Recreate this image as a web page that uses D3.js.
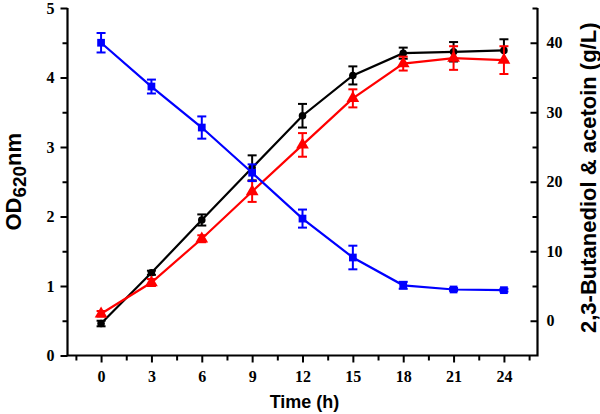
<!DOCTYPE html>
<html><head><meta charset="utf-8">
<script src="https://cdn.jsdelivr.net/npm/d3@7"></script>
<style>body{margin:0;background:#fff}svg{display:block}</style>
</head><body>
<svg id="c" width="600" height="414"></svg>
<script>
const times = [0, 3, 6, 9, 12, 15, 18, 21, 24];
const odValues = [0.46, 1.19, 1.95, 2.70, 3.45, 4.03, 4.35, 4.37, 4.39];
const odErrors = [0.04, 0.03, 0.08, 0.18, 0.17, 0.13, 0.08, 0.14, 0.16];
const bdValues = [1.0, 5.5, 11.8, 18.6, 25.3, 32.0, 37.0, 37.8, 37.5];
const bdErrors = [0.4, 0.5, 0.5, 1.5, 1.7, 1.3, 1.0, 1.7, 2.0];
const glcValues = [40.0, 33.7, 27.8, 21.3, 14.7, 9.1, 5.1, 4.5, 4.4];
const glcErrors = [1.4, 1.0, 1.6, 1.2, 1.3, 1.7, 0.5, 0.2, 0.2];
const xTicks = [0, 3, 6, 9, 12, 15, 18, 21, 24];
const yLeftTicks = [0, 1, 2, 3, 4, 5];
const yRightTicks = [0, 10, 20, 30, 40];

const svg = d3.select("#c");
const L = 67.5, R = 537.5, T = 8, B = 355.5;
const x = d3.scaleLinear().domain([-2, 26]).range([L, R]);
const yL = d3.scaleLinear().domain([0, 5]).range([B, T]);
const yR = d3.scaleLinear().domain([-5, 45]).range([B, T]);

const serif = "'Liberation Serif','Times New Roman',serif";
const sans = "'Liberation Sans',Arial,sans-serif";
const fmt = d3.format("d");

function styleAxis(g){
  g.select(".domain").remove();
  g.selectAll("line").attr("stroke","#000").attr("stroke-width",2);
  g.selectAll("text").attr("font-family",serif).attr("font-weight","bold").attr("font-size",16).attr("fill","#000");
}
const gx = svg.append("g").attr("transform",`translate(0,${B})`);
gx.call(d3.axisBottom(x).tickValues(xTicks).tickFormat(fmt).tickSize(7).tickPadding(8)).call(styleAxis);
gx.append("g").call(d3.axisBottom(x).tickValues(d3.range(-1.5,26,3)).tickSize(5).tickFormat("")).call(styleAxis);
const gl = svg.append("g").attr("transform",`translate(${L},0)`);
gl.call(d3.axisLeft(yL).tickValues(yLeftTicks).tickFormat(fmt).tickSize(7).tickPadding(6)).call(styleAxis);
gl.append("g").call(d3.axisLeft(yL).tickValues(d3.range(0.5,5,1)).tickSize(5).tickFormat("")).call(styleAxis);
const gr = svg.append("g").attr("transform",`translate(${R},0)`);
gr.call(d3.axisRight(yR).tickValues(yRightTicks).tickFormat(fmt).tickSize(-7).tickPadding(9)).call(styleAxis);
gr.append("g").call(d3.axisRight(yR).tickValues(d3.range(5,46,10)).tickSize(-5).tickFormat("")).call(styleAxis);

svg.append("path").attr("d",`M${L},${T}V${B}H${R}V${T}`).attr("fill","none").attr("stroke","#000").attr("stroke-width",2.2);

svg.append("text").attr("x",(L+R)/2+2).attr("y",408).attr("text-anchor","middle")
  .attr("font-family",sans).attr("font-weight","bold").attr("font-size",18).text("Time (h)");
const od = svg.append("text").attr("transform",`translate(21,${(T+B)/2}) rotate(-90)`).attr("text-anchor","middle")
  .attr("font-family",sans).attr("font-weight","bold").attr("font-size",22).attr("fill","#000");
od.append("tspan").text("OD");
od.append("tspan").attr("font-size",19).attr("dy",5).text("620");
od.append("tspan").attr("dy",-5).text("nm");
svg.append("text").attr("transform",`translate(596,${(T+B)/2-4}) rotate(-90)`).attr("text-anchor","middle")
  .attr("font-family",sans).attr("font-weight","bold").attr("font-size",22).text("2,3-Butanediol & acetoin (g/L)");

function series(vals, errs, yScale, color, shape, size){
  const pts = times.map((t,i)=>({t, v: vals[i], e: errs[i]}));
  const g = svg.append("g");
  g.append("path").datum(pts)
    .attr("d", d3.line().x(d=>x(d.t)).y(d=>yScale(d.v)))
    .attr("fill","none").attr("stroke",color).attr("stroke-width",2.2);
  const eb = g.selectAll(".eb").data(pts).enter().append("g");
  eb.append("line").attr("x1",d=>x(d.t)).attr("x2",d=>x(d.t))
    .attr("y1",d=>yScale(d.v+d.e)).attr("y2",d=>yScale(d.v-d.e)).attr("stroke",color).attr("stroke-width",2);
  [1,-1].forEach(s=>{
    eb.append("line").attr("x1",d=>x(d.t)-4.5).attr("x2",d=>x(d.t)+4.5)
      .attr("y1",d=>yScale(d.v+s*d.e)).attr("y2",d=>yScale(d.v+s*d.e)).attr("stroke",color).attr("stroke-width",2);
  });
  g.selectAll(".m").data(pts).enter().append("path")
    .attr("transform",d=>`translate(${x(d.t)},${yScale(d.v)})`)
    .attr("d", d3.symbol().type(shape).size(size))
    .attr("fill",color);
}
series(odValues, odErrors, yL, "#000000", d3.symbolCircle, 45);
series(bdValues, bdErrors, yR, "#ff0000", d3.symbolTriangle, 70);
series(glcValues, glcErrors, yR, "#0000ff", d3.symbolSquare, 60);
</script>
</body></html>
* * * *
• [Given request] Transcribe the listing above verbatim. Omit the pictures.

• [Complete answer]
Recreate this image as a web page that uses D3.js.
<!DOCTYPE html>
<html><head><meta charset="utf-8">
<script src="https://cdn.jsdelivr.net/npm/d3@7"></script>
<style>body{margin:0;background:#fff}svg{display:block}</style>
</head><body>
<svg id="c" width="600" height="414"></svg>
<script>
const times = [0, 3, 6, 9, 12, 15, 18, 21, 24];
const odValues = [0.46, 1.19, 1.95, 2.70, 3.45, 4.03, 4.35, 4.37, 4.39];
const odErrors = [0.04, 0.03, 0.08, 0.18, 0.17, 0.13, 0.08, 0.14, 0.16];
const bdValues = [1.0, 5.5, 11.8, 18.6, 25.3, 32.0, 37.0, 37.8, 37.5];
const bdErrors = [0.4, 0.5, 0.5, 1.5, 1.7, 1.3, 1.0, 1.7, 2.0];
const glcValues = [40.0, 33.7, 27.8, 21.3, 14.7, 9.1, 5.1, 4.5, 4.4];
const glcErrors = [1.4, 1.0, 1.6, 1.2, 1.3, 1.7, 0.5, 0.2, 0.2];
const xTicks = [0, 3, 6, 9, 12, 15, 18, 21, 24];
const yLeftTicks = [0, 1, 2, 3, 4, 5];
const yRightTicks = [0, 10, 20, 30, 40];

const svg = d3.select("#c");
const L = 67.5, R = 537.5, T = 8, B = 355.5;
const x = d3.scaleLinear().domain([-2, 26]).range([L, R]);
const yL = d3.scaleLinear().domain([0, 5]).range([B, T]);
const yR = d3.scaleLinear().domain([-5, 45]).range([B, T]);

const serif = "'Liberation Serif','Times New Roman',serif";
const sans = "'Liberation Sans',Arial,sans-serif";
const fmt = d3.format("d");

function styleAxis(g){
  g.select(".domain").remove();
  g.selectAll("line").attr("stroke","#000").attr("stroke-width",2);
  g.selectAll("text").attr("font-family",serif).attr("font-weight","bold").attr("font-size",16).attr("fill","#000");
}
const gx = svg.append("g").attr("transform",`translate(0,${B})`);
gx.call(d3.axisBottom(x).tickValues(xTicks).tickFormat(fmt).tickSize(7).tickPadding(8)).call(styleAxis);
gx.append("g").call(d3.axisBottom(x).tickValues(d3.range(-1.5,26,3)).tickSize(5).tickFormat("")).call(styleAxis);
const gl = svg.append("g").attr("transform",`translate(${L},0)`);
gl.call(d3.axisLeft(yL).tickValues(yLeftTicks).tickFormat(fmt).tickSize(7).tickPadding(6)).call(styleAxis);
gl.append("g").call(d3.axisLeft(yL).tickValues(d3.range(0.5,5,1)).tickSize(5).tickFormat("")).call(styleAxis);
const gr = svg.append("g").attr("transform",`translate(${R},0)`);
gr.call(d3.axisRight(yR).tickValues(yRightTicks).tickFormat(fmt).tickSize(-7).tickPadding(9)).call(styleAxis);
gr.append("g").call(d3.axisRight(yR).tickValues(d3.range(5,46,10)).tickSize(-5).tickFormat("")).call(styleAxis);

svg.append("path").attr("d",`M${L},${T}V${B}H${R}V${T}`).attr("fill","none").attr("stroke","#000").attr("stroke-width",2.2);

svg.append("text").attr("x",(L+R)/2+2).attr("y",408).attr("text-anchor","middle")
  .attr("font-family",sans).attr("font-weight","bold").attr("font-size",18).text("Time (h)");
const od = svg.append("text").attr("transform",`translate(21,${(T+B)/2}) rotate(-90)`).attr("text-anchor","middle")
  .attr("font-family",sans).attr("font-weight","bold").attr("font-size",22).attr("fill","#000");
od.append("tspan").text("OD");
od.append("tspan").attr("font-size",19).attr("dy",5).text("620");
od.append("tspan").attr("dy",-5).text("nm");
svg.append("text").attr("transform",`translate(596,${(T+B)/2-4}) rotate(-90)`).attr("text-anchor","middle")
  .attr("font-family",sans).attr("font-weight","bold").attr("font-size",22).text("2,3-Butanediol & acetoin (g/L)");

function series(vals, errs, yScale, color, shape, size){
  const pts = times.map((t,i)=>({t, v: vals[i], e: errs[i]}));
  const g = svg.append("g");
  g.append("path").datum(pts)
    .attr("d", d3.line().x(d=>x(d.t)).y(d=>yScale(d.v)))
    .attr("fill","none").attr("stroke",color).attr("stroke-width",2.2);
  const eb = g.selectAll(".eb").data(pts).enter().append("g");
  eb.append("line").attr("x1",d=>x(d.t)).attr("x2",d=>x(d.t))
    .attr("y1",d=>yScale(d.v+d.e)).attr("y2",d=>yScale(d.v-d.e)).attr("stroke",color).attr("stroke-width",2);
  [1,-1].forEach(s=>{
    eb.append("line").attr("x1",d=>x(d.t)-4.5).attr("x2",d=>x(d.t)+4.5)
      .attr("y1",d=>yScale(d.v+s*d.e)).attr("y2",d=>yScale(d.v+s*d.e)).attr("stroke",color).attr("stroke-width",2);
  });
  g.selectAll(".m").data(pts).enter().append("path")
    .attr("transform",d=>`translate(${x(d.t)},${yScale(d.v)})`)
    .attr("d", d3.symbol().type(shape).size(size))
    .attr("fill",color);
}
series(odValues, odErrors, yL, "#000000", d3.symbolCircle, 45);
series(bdValues, bdErrors, yR, "#ff0000", d3.symbolTriangle, 70);
series(glcValues, glcErrors, yR, "#0000ff", d3.symbolSquare, 60);
</script>
</body></html>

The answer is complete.